Financial advisers and consumer outlets are pointing savers toward two clear choices for a $40,000 emergency fund: high-yield savings accounts or money market accounts — and they say two other options deserve caution. CBS News identified those two accounts as the preferred homes for a $40,000 emergency fund right now, while also flagging certificates of deposit and stocks as account types savers may want to avoid.
The numbers behind the recommendation are straightforward. High-yield savings accounts and money market accounts can offer rates close to 4% today, and the high-yield savings option carries the extra protection of FDIC insurance up to $250,000 per account. CDs can match those headline rates and they lock in returns through a maturity date, but that very feature makes them a poor fit for funds you must be able to access quickly. Stocks were listed explicitly as an account type to avoid for a $40,000 emergency fund.

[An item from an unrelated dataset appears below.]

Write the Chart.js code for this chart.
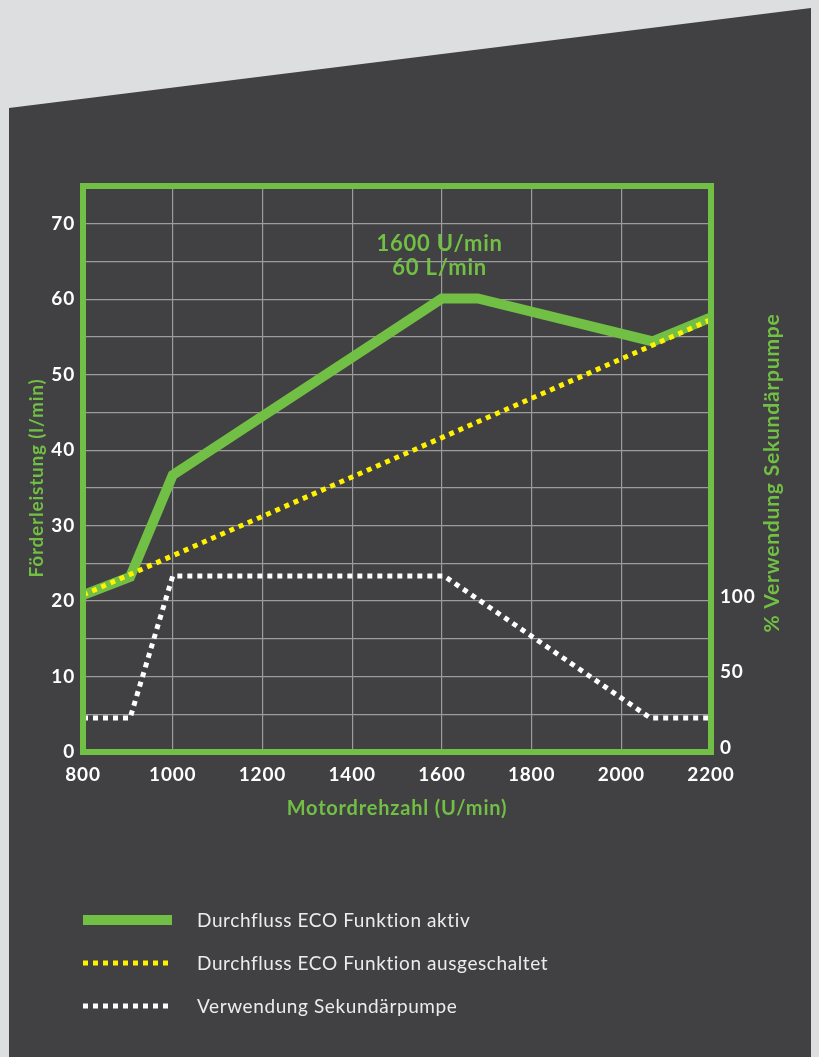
<!DOCTYPE html>
<html>
<head>
<meta charset="utf-8">
<script src="https://cdn.jsdelivr.net/npm/chart.js@4.4.1/dist/chart.umd.min.js"></script>
<style>
  html, body { margin: 0; padding: 0; background: #dddee0; }
  #wrap { width: 819px; height: 1057px; }
</style>
</head>
<body>
<div id="wrap"><canvas id="flowChart" width="819" height="1057"></canvas></div>
<script>
// values
const rpmTicks = [800, 1000, 1200, 1400, 1600, 1800, 2000, 2200];
const ecoOnRpm = [800, 905, 1000, 1600, 1680, 2070, 2200];
const ecoOnFlow = [20.8, 23.2, 36.7, 60.1, 60.1, 54.4, 57.6];
const ecoOffRpm = [800, 2200];
const ecoOffFlow = [20.8, 57.3];
const pumpRpm = [800, 905, 1000, 1605, 2065, 2200];
const pumpUse = [19.5, 19.5, 113.6, 113.6, 19.5, 19.5];
const pumpTicks = [0, 50, 100];
const peakNote = ["1600 U/min", "60 L/min"];

const green = "#71bf44";
const yellow = "#fff200";
const gridColor = "#9c9c9d";
const family = "Lato, 'Open Sans', sans-serif";
const tickFont = { family, size: 19, weight: "bold" };

const toPoints = (xs, ys) => xs.map((x, i) => ({ x, y: ys[i] }));

const sheet = {
  id: "sheet",
  beforeDraw(chart) {
    const { ctx, width, height } = chart;
    ctx.save();
    ctx.fillStyle = "#dddee0";
    ctx.fillRect(0, 0, width, height);
    ctx.fillStyle = "#414042";
    ctx.beginPath();
    ctx.moveTo(9, 108);
    ctx.lineTo(811, 8);
    ctx.lineTo(811, height);
    ctx.lineTo(9, height);
    ctx.closePath();
    ctx.fill();
    ctx.restore();
    // wider letters, closer to the original typeface
    ctx.letterSpacing = "0.8px";
  },
  afterDraw(chart) {
    const { ctx, chartArea: a, scales } = chart;
    ctx.save();

    // frame round the plot
    ctx.strokeStyle = green;
    ctx.lineWidth = 6;
    ctx.strokeRect(a.left, a.top, a.right - a.left, a.bottom - a.top);

    // rotated axis titles
    ctx.fillStyle = green;
    ctx.textAlign = "center";
    ctx.textBaseline = "middle";
    [["Förderleistung (l/min)", 37, 478, 19], ["% Verwendung Sekundärpumpe", 772, 473, 21]].forEach(([t, x, y, size]) => {
      ctx.save();
      ctx.font = "bold " + size + "px " + family;
      ctx.translate(x, y);
      ctx.rotate(-Math.PI / 2);
      ctx.fillText(t, 0, 0);
      ctx.restore();
    });

    // note at the peak
    ctx.font = "bold 22px " + family;
    ctx.textBaseline = "alphabetic";
    const nx = scales.x.getPixelForValue(1595);
    const ny = scales.y.getPixelForValue(66.4);
    peakNote.forEach((t, i) => ctx.fillText(t, nx, ny + i * 24));

    // legend
    ctx.textAlign = "left";
    ctx.textBaseline = "middle";
    ctx.font = "19px " + family;
    ctx.letterSpacing = "0.6px";
    chart.data.datasets.forEach((ds, i) => {
      const y = 920 + i * 43;
      ctx.beginPath();
      ctx.strokeStyle = ds.borderColor;
      ctx.lineWidth = ds.borderWidth;
      ctx.setLineDash(ds.borderDash || []);
      ctx.moveTo(83, y);
      ctx.lineTo(172, y);
      ctx.stroke();
      ctx.setLineDash([]);
      ctx.fillStyle = "#ececec";
      ctx.fillText(ds.label, 197, y + 1);
    });
    ctx.restore();
  }
};

new Chart(document.getElementById("flowChart"), {
  type: "line",
  data: {
    datasets: [
      {
        label: "Durchfluss ECO Funktion aktiv",
        data: toPoints(ecoOnRpm, ecoOnFlow),
        borderColor: green,
        borderWidth: 10,
        yAxisID: "y",
        order: 3
      },
      {
        label: "Durchfluss ECO Funktion ausgeschaltet",
        data: toPoints(ecoOffRpm, ecoOffFlow),
        borderColor: yellow,
        borderWidth: 5,
        borderDash: [5, 5],
        yAxisID: "y",
        order: 2
      },
      {
        label: "Verwendung Sekundärpumpe",
        data: toPoints(pumpRpm, pumpUse),
        borderColor: "#ffffff",
        borderWidth: 5,
        borderDash: [5, 5],
        yAxisID: "y1",
        order: 1
      }
    ]
  },
  options: {
    responsive: false,
    animation: false,
    layout: { padding: { top: 186, bottom: 230 } },
    elements: { point: { radius: 0 }, line: { tension: 0, borderCapStyle: "butt" } },
    plugins: { legend: { display: false }, tooltip: { enabled: false } },
    scales: {
      x: {
        type: "linear",
        min: 800,
        max: 2200,
        afterBuildTicks: s => { s.ticks = rpmTicks.map(v => ({ value: v })); },
        afterFit: s => { s.height = 75; },
        grid: { color: gridColor, lineWidth: 1.2, drawTicks: false },
        border: { display: false },
        ticks: { color: "#ffffff", font: tickFont, padding: 11, callback: v => String(v) },
        title: {
          display: true,
          text: "Motordrehzahl (U/min)",
          color: green,
          font: { family, size: 20, weight: "bold" },
          padding: { top: 0, bottom: 6 }
        }
      },
      y: {
        min: 0,
        max: 75,
        afterFit: s => { s.width = 83; },
        grid: { color: gridColor, lineWidth: 1.2, drawTicks: false },
        border: { display: false },
        ticks: {
          stepSize: 5,
          color: "#ffffff",
          font: tickFont,
          padding: 8,
          callback: v => (v % 10 === 0 ? v : "")
        }
      },
      y1: {
        position: "right",
        min: -3,
        max: 372,
        afterBuildTicks: s => { s.ticks = pumpTicks.map(v => ({ value: v })); },
        afterFit: s => { s.width = 108; },
        grid: { display: false, drawTicks: false },
        border: { display: false },
        ticks: { color: "#ffffff", font: tickFont, padding: 9 }
      }
    }
  },
  plugins: [sheet]
});
</script>
</body>
</html>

Those rate advantages come with caveats: the interest on high-yield savings and money market accounts is variable and subject to change with market conditions. That means the roughly 4% returns that make these accounts attractive now can fall if rates decline. Meanwhile, a CD’s fixed rate is reliable but rigid — the funds are locked until maturity, which is why outlets noted that using a CD as an emergency fund is a problem.
The practical side of the advice landed in a KTAR News call-in in which a listener asked about buying a flour mill while saving for her household safety net. The listener and her husband were in Baby Step 3 and had $1,800 saved toward a fully funded emergency fund goal of $20,000. Radio host Dave Ramsey told them the purchase was the wrong priority. "it’s not a necessity or an emergency. It’s just not," he said, adding bluntly, "we don’t even have a full emergency fund of 3-6 months of expenses in place yet." Ramsey wrapped his view in a final line directed at discretionary spending: "This is a luxury item, not an emergency and not a necessity. I wouldn’t do it."
The two threads — headline-rate accounts for parked cash and the discipline Ramsey describes — are answering the same problem from different angles. Consumer outlets are reacting to current economic forces: higher headline rates after periods of inflation and elevated interest rates alongside wage growth that has not kept pace. That environment makes cash-sensitive products more attractive than they were a year ago, but it also increases the temptation to chase yield when access matters most.
That tension is the story’s friction. CDs can offer certainty on paper that looks competitive with the best high-yield savings and money market accounts, but certainty comes at the cost of liquidity; tapping a CD early can mean penalties or lost interest, which defeats the fund’s purpose. Conversely, keeping cash in easily accessible accounts protects against emergencies but guarantees variable returns that could diminish. And putting $40,000 into stocks would expose a household to the volatility those other products are designed to avoid.
The takeaway is practical: for savers who prioritize both safety and some yield, high-yield savings and money market accounts are the sensible default for an emergency fund today; for anyone without a full 3–6 months of expenses saved, financial discipline matters more than chasing a marginally higher return. That was Ramsey’s point to the KTAR listener — the question wasn’t really about a flour mill, it was about whether the household had completed the basics.
If you have a $40,000 cushion, the current, simple judgment is that a high-yield savings or a money market account gives the best mix of access, protection and yield; if you don’t, the clearest action is to finish building that emergency fund before buying luxuries or locking cash away where you can’t get it when you need it.